山本五十六の言葉通り開戦後1年半くらいまでは、日本は順調でしたが、
やがてアメリカが1年半の間に大量の兵器を作り出し巻き返してきます。
この頃、田淵さんのお父さんは、東南アジアに出兵したといいます。
石油が無かった日本は、東南アジアの石油を確保する必要があったのです。
石油が無ければ、飛行機も飛ばせず、軍艦も動きません。
しかし、それを知っていたアメリカは、
日本本土よりも、まずは石油を日本から断つ為に、
東南アジアの日本基地を攻撃します。
そして、田淵さんのお父さんはフィリピン辺りで亡くなったそうです。
だいぶ経った頃に、家族の元にお父さんの死亡が知らさせ、
骨箱が届いたそうです。

家族3人は、その骨箱を囲んで泣きました。
骨箱はしばらく仏壇に置いてあったそうですが、
ある日、彼女は、骨箱の中に何が入っているのか気になって、
お母さんに黙って、骨箱の中身を調べてしまいました。
すると、
骨箱の中は、ほとんどカラだったと言います。
お父さんの骨か遺品が入っていると予想していた彼女は驚いたと言います。
骨箱の中には、紙が1枚入っていただけで、お父さんの物など一切無かったのです。
これを聞いたお母さんも呆然としていました。
やがて、更に戦況が悪化すると、
まだ学生だったお兄ちゃんも出兵します。
戦争が終わるまで、もうお兄ちゃんとも会えないな。

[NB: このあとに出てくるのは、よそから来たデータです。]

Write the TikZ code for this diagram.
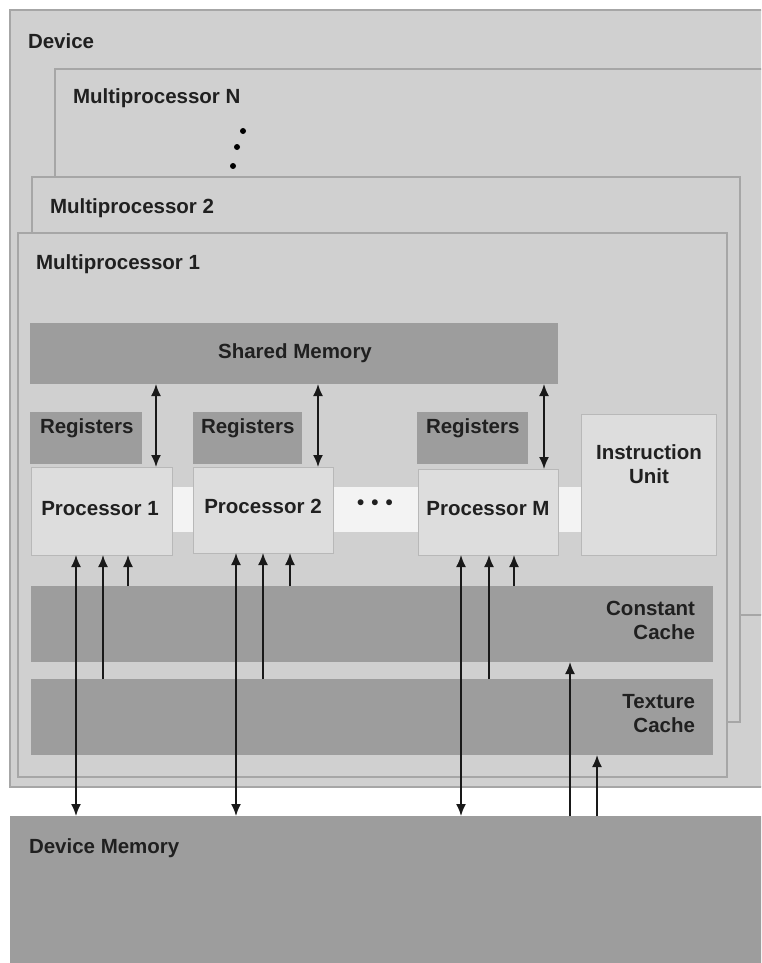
\documentclass[tikz,border=0pt]{standalone}
\usepackage{fontspec}
\setmainfont{Liberation Sans}
\usetikzlibrary{arrows.meta}
\definecolor{bgc}{HTML}{D0D0D0}
\definecolor{edgec}{HTML}{A6A6A6}
\definecolor{darkc}{HTML}{9D9D9D}
\definecolor{procc}{HTML}{DDDDDD}
\definecolor{pedgec}{HTML}{B8B8B8}
\definecolor{bandc}{HTML}{F3F3F3}
\definecolor{txtc}{HTML}{202020}
\begin{document}
\begin{tikzpicture}[x=1pt,y=-1pt,
  every node/.style={inner sep=0pt, outer sep=0pt},
  cont/.style={draw=edgec, line width=1.3pt, fill=bgc, anchor=north west, rectangle},
  dbox/.style={fill=darkc, draw=none, anchor=north west, rectangle},
  pbox/.style={fill=procc, draw=pedgec, line width=1pt, anchor=north west, rectangle},
  lbl/.style={font=\fontsize{20.5}{24}\selectfont\bfseries, text=txtc},
  tip/.tip={Latex[length=12pt,width=10pt]},
  arr/.style={line width=1.7pt, draw=black!90, -tip},
  darr/.style={line width=1.7pt, draw=black!90, tip-tip}]
\clip (0,0) rectangle (761,963);
\fill[white] (0,0) rectangle (761,963);
% containers
\node[cont, minimum width=770pt, minimum height=777pt] (dev) at (10,10) {};
\node[cont, minimum width=720pt, minimum height=546pt] (mpn) at (55,69) {};
\node[cont, minimum width=708pt, minimum height=545pt] (mp2) at (32,177) {};
\node[cont, minimum width=709pt, minimum height=544pt] (mp1) at (18,233) {};
\node[lbl, anchor=base west] (tdev) at (28,49) {Device};
\node[lbl, anchor=base west] (tmpn) at (73,103) {Multiprocessor N};
\node[lbl, anchor=base west] (tmp2) at (50,213) {Multiprocessor 2};
\node[lbl, anchor=base west] (tmp1) at (36,269) {Multiprocessor 1};
\fill[black] (243,131) circle (3pt) (237,147) circle (3pt) (233,166) circle (3pt);
% shared memory, registers
\node[dbox, minimum width=528pt, minimum height=61pt] (sm) at (30,323) {};
\node[lbl] (tsm) at (295,353) {Shared Memory};
\node[dbox, minimum width=112pt, minimum height=52pt] (r1) at (30,412) {};
\node[dbox, minimum width=109pt, minimum height=52pt] (r2) at (193,412) {};
\node[dbox, minimum width=111pt, minimum height=52pt] (rm) at (417,412) {};
\node[lbl, anchor=base west] (tr1) at (40,433) {Registers};
\node[lbl, anchor=base west] (tr2) at (201,433) {Registers};
\node[lbl, anchor=base west] (trm) at (426,433) {Registers};
% band and processors
\node[fill=bandc, anchor=north west, minimum width=420pt, minimum height=45pt] (band) at (165,487) {};
\node[pbox, minimum width=141pt, minimum height=88pt] (p1) at (31,467) {};
\node[pbox, minimum width=140pt, minimum height=86pt] (p2) at (193,467) {};
\node[pbox, minimum width=140pt, minimum height=86pt] (pm) at (418,469) {};
\node[pbox, minimum width=135pt, minimum height=141pt] (iu) at (581,414) {};
\node[lbl, anchor=base] (tp1) at (100,515) {Processor 1};
\node[lbl, anchor=base] (tp2) at (263,513) {Processor 2};
\node[lbl, anchor=base] (tpm) at (488,515) {Processor M};
\node[lbl, anchor=base] (tdots) at (375,509) {\textbullet\hspace{7pt}\textbullet\hspace{7pt}\textbullet};
\node[lbl, anchor=base] (tiu1) at (649,459) {Instruction};
\node[lbl, anchor=base] (tiu2) at (649,483) {Unit};
% caches
\node[dbox, minimum width=682pt, minimum height=76pt] (cc) at (31,586) {};
\node[dbox, minimum width=682pt, minimum height=76pt] (tc) at (31,679) {};
\node[lbl, anchor=base east] (tcc1) at (695,615) {Constant};
\node[lbl, anchor=base east] (tcc2) at (695,639) {Cache};
\node[lbl, anchor=base east] (ttc1) at (695,708) {Texture};
\node[lbl, anchor=base east] (ttc2) at (695,732) {Cache};
% device memory
\node[dbox, minimum width=770pt, minimum height=160pt] (dm) at (10,816) {};
\node[lbl, anchor=base west] (tdm) at (29,853) {Device Memory};
% x positions
\foreach \n/\x in {a/156,b/318,c/544,d/76,e/103,f/128,g/236,h/263,i/290,j/461,k/489,l/514,m/570,n/597}
  \coordinate (x\n) at (\x,0);
% connectors
\draw[darr] (sm.south -| xa) -- (p1.north -| xa);
\draw[darr] (sm.south -| xb) -- (p2.north -| xb);
\draw[darr] (sm.south -| xc) -- (pm.north -| xc);
\draw[darr] (dm.north -| xd) -- (p1.south -| xd);
\draw[arr] (tc.north -| xe) -- (p1.south -| xe);
\draw[arr] (cc.north -| xf) -- (p1.south -| xf);
\draw[darr] (dm.north -| xg) -- (p2.south -| xg);
\draw[arr] (tc.north -| xh) -- (p2.south -| xh);
\draw[arr] (cc.north -| xi) -- (p2.south -| xi);
\draw[darr] (dm.north -| xj) -- (pm.south -| xj);
\draw[arr] (tc.north -| xk) -- (pm.south -| xk);
\draw[arr] (cc.north -| xl) -- (pm.south -| xl);
\draw[arr] (dm.north -| xm) -- (cc.south -| xm);
\draw[arr] (dm.north -| xn) -- (tc.south -| xn);
\end{tikzpicture}
\end{document}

と思っていたのですが、
ある日突然、お兄ちゃんが家に戻って来ました。
「1日だけ休暇をもらった。」と言います。
母さんも私も大喜びでした。
母さんはナケナシのお金を集めて、赤飯を炊きました。
何年振りかで、3人で楽しく笑って赤飯を食べました。
私はまだ幼くバカだったから、単純にお兄ちゃんの帰宅を喜びましたが。
多分お母さんは、知っていたのでしょう。
これがお兄ちゃんとの最後の別れだと。
お兄ちゃんは、その日、髭を剃ったり、散髪したり、爪を切ったりして、
私にある物を手渡してから翌日戦場に戻って行きました。
後から考えると、あれが私達への遺言だったのです。
それから間もなく終戦でしたが、お兄ちゃんは帰って来ませんでした。
やがてお兄ちゃんの死亡の報告と、骨箱が届きました。
その時、初めてお兄ちゃんが最後に私に言った言葉の意味が理解出来たのです。
それは、最後の日、
お兄ちゃんは私にこう言ったのです。
「母さんを悲しませない為に、
お前がこれを入れるんだぞ。」
それは、お兄ちゃんが最後の日に、切った爪と髪の毛でした。

母さんが、また空箱を見て悲しまない様に。
せめて、せめて ボクの爪と髪の毛を入れてあげて欲しい。
お兄ちゃんの最後の親孝行だったのです。